In recent days, both Republicans and Democrats have started talking about tightening up the rules on predatory lending. Kiff and Mills observe that "Some politicians and states' attorneys-general have advocated passing the liability for predatory lending to the investment banks and rating agencies involved in securitizing such loans. These calls reflect frustration that, given the widespread bankruptcy of subprime originators, there are few solvent parties liable to pay restitution for such misdemeanors within the securitization chain."

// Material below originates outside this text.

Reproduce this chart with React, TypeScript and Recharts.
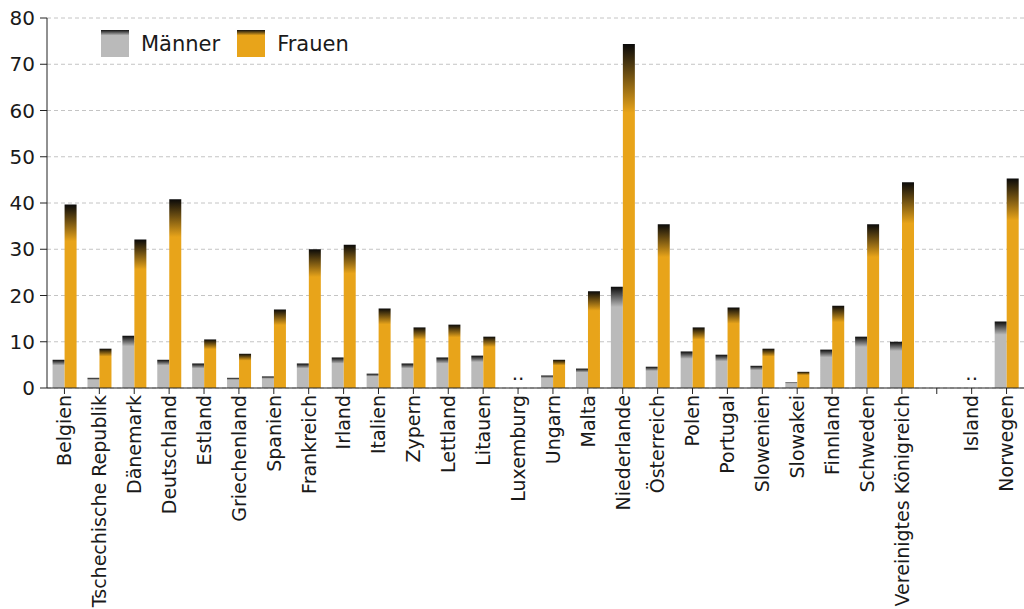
import React from "react";
import {
  Bar, BarChart, CartesianGrid, ReferenceDot, XAxis, YAxis,
} from "recharts";

const countries = [
  "Belgien", "Tschechische Republik", "Dänemark", "Deutschland", "Estland",
  "Griechenland", "Spanien", "Frankreich", "Irland", "Italien", "Zypern",
  "Lettland", "Litauen", "Luxemburg", "Ungarn", "Malta", "Niederlande",
  "Österreich", "Polen", "Portugal", "Slowenien", "Slowakei", "Finnland",
  "Schweden", "Vereinigtes Königreich", "", "Island", "Norwegen",
];
const maenner = [
  6.1, 2.2, 11.3, 6.1, 5.3, 2.2, 2.5, 5.3, 6.6, 3.1, 5.3, 6.6, 7.0, null,
  2.7, 4.2, 21.9, 4.6, 7.9, 7.2, 4.8, 1.2, 8.3, 11.1, 10.0, null, null, 14.4,
];
const frauen = [
  39.7, 8.5, 32.1, 40.8, 10.5, 7.4, 17.0, 30.0, 31.0, 17.2, 13.1, 13.7, 11.1, null,
  6.1, 20.9, 74.4, 35.4, 13.1, 17.4, 8.5, 3.5, 17.8, 35.4, 44.5, null, null, 45.3,
];
// countries without data, shown as ".."
const missing = ["Luxemburg", "Island"];
const yTicks = [0, 10, 20, 30, 40, 50, 60, 70, 80];

const data = countries.map((c, i) => ({ land: c, m: maenner[i], f: frauen[i] }));

const FONT = "'DejaVu Sans', Verdana, sans-serif";
const GREY = "#bababa";
const ORANGE = "#e8a41a";

function XTick({ x, y, payload }: any) {
  const ty = y - 1;
  return (
    <text
      x={x}
      y={ty}
      dy="0.36em"
      transform={`rotate(-90, ${x}, ${ty})`}
      textAnchor="end"
      fill="#1a1a1a"
      fontSize={19}
      fontFamily={FONT}
    >
      {payload.value}
    </text>
  );
}

function DotsLabel({ viewBox }: any) {
  const cx = viewBox.x + (viewBox.width || 0) / 2;
  return (
    <text x={cx} y={viewBox.y - 8} textAnchor="middle" fill="#1a1a1a" fontSize={20} fontFamily={FONT}>
      ..
    </text>
  );
}

function LegendBox() {
  const item = (label: string, color: string) => (
    <div style={{ display: "flex", alignItems: "center", marginRight: 17 }}>
      <div
        style={{
          width: 28,
          height: 27,
          background: `linear-gradient(to bottom, #111 0%, ${color} 20%, ${color} 100%)`,
          marginRight: 12,
        }}
      />
      <span style={{ fontSize: 21, fontFamily: FONT, color: "#1a1a1a" }}>{label}</span>
    </div>
  );
  return (
    <div style={{ position: "absolute", left: 101, top: 30, display: "flex" }}>
      {item("Männer", GREY)}
      {item("Frauen", ORANGE)}
    </div>
  );
}

export default function App() {
  return (
    <div style={{ position: "absolute", left: 0, top: 0, width: 1024, height: 609, background: "#fff" }}>
      <BarChart
        width={1024}
        height={609}
        data={data}
        margin={{ top: 18, right: 0, left: 0, bottom: 0 }}
        barCategoryGap="16%"
        barGap={0}
      >
        <defs>
          <linearGradient id="gM" x1="0" y1="0" x2="0" y2="1">
            <stop offset="0%" stopColor="#0a0a0a" />
            <stop offset="20%" stopColor={GREY} />
            <stop offset="100%" stopColor={GREY} />
          </linearGradient>
          <linearGradient id="gF" x1="0" y1="0" x2="0" y2="1">
            <stop offset="0%" stopColor="#0a0a0a" />
            <stop offset="20%" stopColor={ORANGE} />
            <stop offset="100%" stopColor={ORANGE} />
          </linearGradient>
        </defs>
        <CartesianGrid stroke="#c4c4c4" strokeDasharray="4 3" vertical={false} />
        <XAxis
          dataKey="land"
          interval={0}
          height={221}
          tickSize={6}
          tickLine={{ stroke: "#222" }}
          axisLine={{ stroke: "#222" }}
          tick={<XTick />}
        />
        <YAxis
          domain={[0, 80]}
          ticks={yTicks}
          width={47}
          tickSize={7}
          tickMargin={5}
          tickLine={{ stroke: "#222" }}
          axisLine={{ stroke: "#222" }}
          tick={{ fill: "#1a1a1a", fontSize: 20, fontFamily: FONT }}
        />
        <Bar dataKey="m" name="Männer" fill="url(#gM)" isAnimationActive={false} />
        <Bar dataKey="f" name="Frauen" fill="url(#gF)" isAnimationActive={false} />
        {missing.map((c) => (
          <ReferenceDot
            key={c}
            x={c}
            y={0}
            r={0}
            stroke="none"
            fill="none"
            label={<DotsLabel />}
          />
        ))}
      </BarChart>
      <LegendBox />
    </div>
  );
}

But the problem with any such reintroduction of risk and liability onto the balance sheets of high-flying hedge funds and investment banks and rating organizations works at cross-purposes to the entire flow of financial innovation over the past decade, which has served to insulate those institutions from taking the fall when something goes wrong. For Kiff and Mills, this is reason for caution: Don't kill the golden derivative goose!
When considering future policy changes, regulators and lawmakers need to balance carefully the need to limit future predatory lending excesses, while preserving a model that has successfully dispersed losses from higher-risk mortgages away from the banking system and maintaining the ability of stretched but viable subprime borrowers to refinance when confronted with reset payment shock. This is a challenging task within a regulatory and legal framework ill-suited to provide consumer protection in an originate-to-securitize financial system.
But as we survey the financial landscape in mid-August, 2007, watching investors grow more tense by the day, it's worth wondering whether maybe, just maybe, the system as a whole would be more secure if individual homeowners had been a bit more rigorously defended from the depredations of the "system."
As humans, we may be wired for short term gratification by nature. But investment banks and hedge funds are structured that way on purpose, by humans. It appears we all need to be protected from ourselves.